- [Task details]
Once the pictures are set aside, transcribe the remaining data exactly.

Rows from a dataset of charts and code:
— start —
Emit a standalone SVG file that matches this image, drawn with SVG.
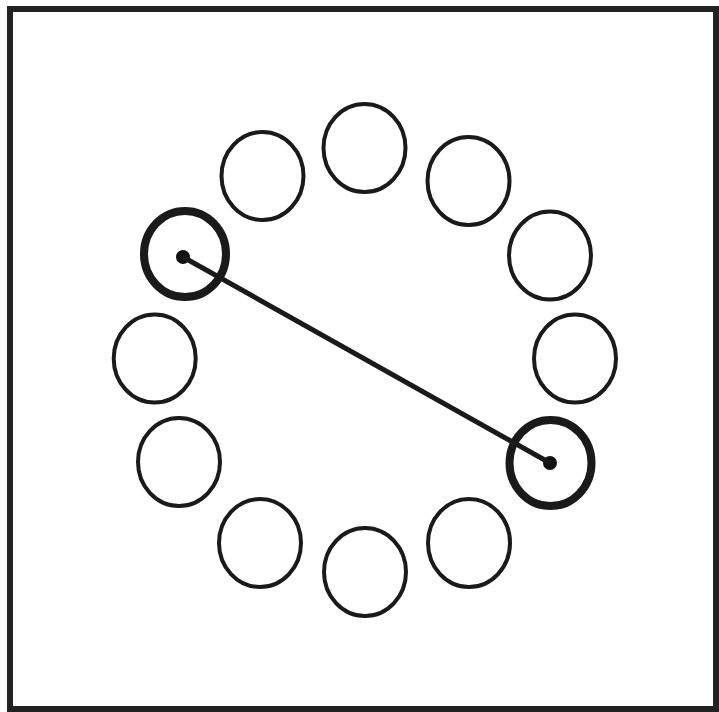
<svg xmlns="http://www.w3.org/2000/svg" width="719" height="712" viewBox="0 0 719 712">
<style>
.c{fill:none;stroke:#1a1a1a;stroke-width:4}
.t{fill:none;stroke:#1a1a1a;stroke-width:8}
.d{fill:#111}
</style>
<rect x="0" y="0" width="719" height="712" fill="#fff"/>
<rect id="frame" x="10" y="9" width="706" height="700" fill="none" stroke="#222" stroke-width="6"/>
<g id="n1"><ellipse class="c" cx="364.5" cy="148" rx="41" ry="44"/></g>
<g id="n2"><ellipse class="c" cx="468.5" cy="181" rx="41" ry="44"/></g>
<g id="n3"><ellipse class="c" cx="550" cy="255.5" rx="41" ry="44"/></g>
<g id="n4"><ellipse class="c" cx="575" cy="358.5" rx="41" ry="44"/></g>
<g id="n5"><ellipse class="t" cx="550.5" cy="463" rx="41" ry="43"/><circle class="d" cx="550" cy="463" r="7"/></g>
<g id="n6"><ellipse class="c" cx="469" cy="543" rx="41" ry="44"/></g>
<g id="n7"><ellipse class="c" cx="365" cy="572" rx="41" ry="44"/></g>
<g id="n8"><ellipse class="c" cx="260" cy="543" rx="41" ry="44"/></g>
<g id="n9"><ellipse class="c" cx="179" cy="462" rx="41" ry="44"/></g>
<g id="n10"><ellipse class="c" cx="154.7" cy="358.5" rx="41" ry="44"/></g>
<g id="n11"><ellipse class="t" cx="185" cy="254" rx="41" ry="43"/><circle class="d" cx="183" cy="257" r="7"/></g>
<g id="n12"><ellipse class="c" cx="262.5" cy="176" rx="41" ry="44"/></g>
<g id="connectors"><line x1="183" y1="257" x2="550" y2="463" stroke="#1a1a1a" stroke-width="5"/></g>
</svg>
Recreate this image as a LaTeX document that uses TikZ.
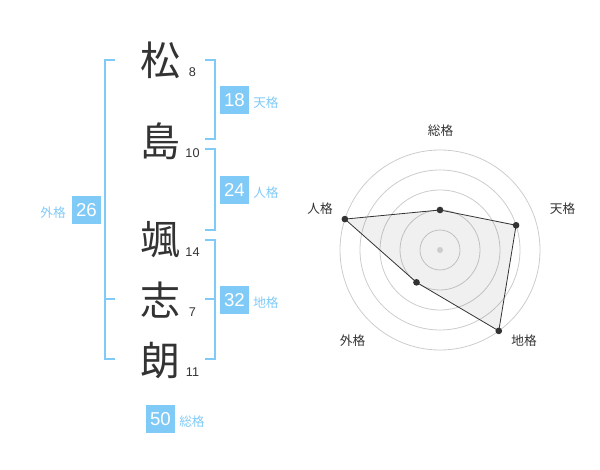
— end —
- [Finished task]
Emit a standalone SVG file that matches this image, drawn with SVG.
<svg xmlns="http://www.w3.org/2000/svg" width="719" height="712" viewBox="0 0 719 712">
<style>
.c{fill:none;stroke:#1a1a1a;stroke-width:4}
.t{fill:none;stroke:#1a1a1a;stroke-width:8}
.d{fill:#111}
</style>
<rect x="0" y="0" width="719" height="712" fill="#fff"/>
<rect id="frame" x="10" y="9" width="706" height="700" fill="none" stroke="#222" stroke-width="6"/>
<g id="n1"><ellipse class="c" cx="364.5" cy="148" rx="41" ry="44"/></g>
<g id="n2"><ellipse class="c" cx="468.5" cy="181" rx="41" ry="44"/></g>
<g id="n3"><ellipse class="c" cx="550" cy="255.5" rx="41" ry="44"/></g>
<g id="n4"><ellipse class="c" cx="575" cy="358.5" rx="41" ry="44"/></g>
<g id="n5"><ellipse class="t" cx="550.5" cy="463" rx="41" ry="43"/><circle class="d" cx="550" cy="463" r="7"/></g>
<g id="n6"><ellipse class="c" cx="469" cy="543" rx="41" ry="44"/></g>
<g id="n7"><ellipse class="c" cx="365" cy="572" rx="41" ry="44"/></g>
<g id="n8"><ellipse class="c" cx="260" cy="543" rx="41" ry="44"/></g>
<g id="n9"><ellipse class="c" cx="179" cy="462" rx="41" ry="44"/></g>
<g id="n10"><ellipse class="c" cx="154.7" cy="358.5" rx="41" ry="44"/></g>
<g id="n11"><ellipse class="t" cx="185" cy="254" rx="41" ry="43"/><circle class="d" cx="183" cy="257" r="7"/></g>
<g id="n12"><ellipse class="c" cx="262.5" cy="176" rx="41" ry="44"/></g>
<g id="connectors"><line x1="183" y1="257" x2="550" y2="463" stroke="#1a1a1a" stroke-width="5"/></g>
</svg>
Recreate this image as a LaTeX document that uses TikZ.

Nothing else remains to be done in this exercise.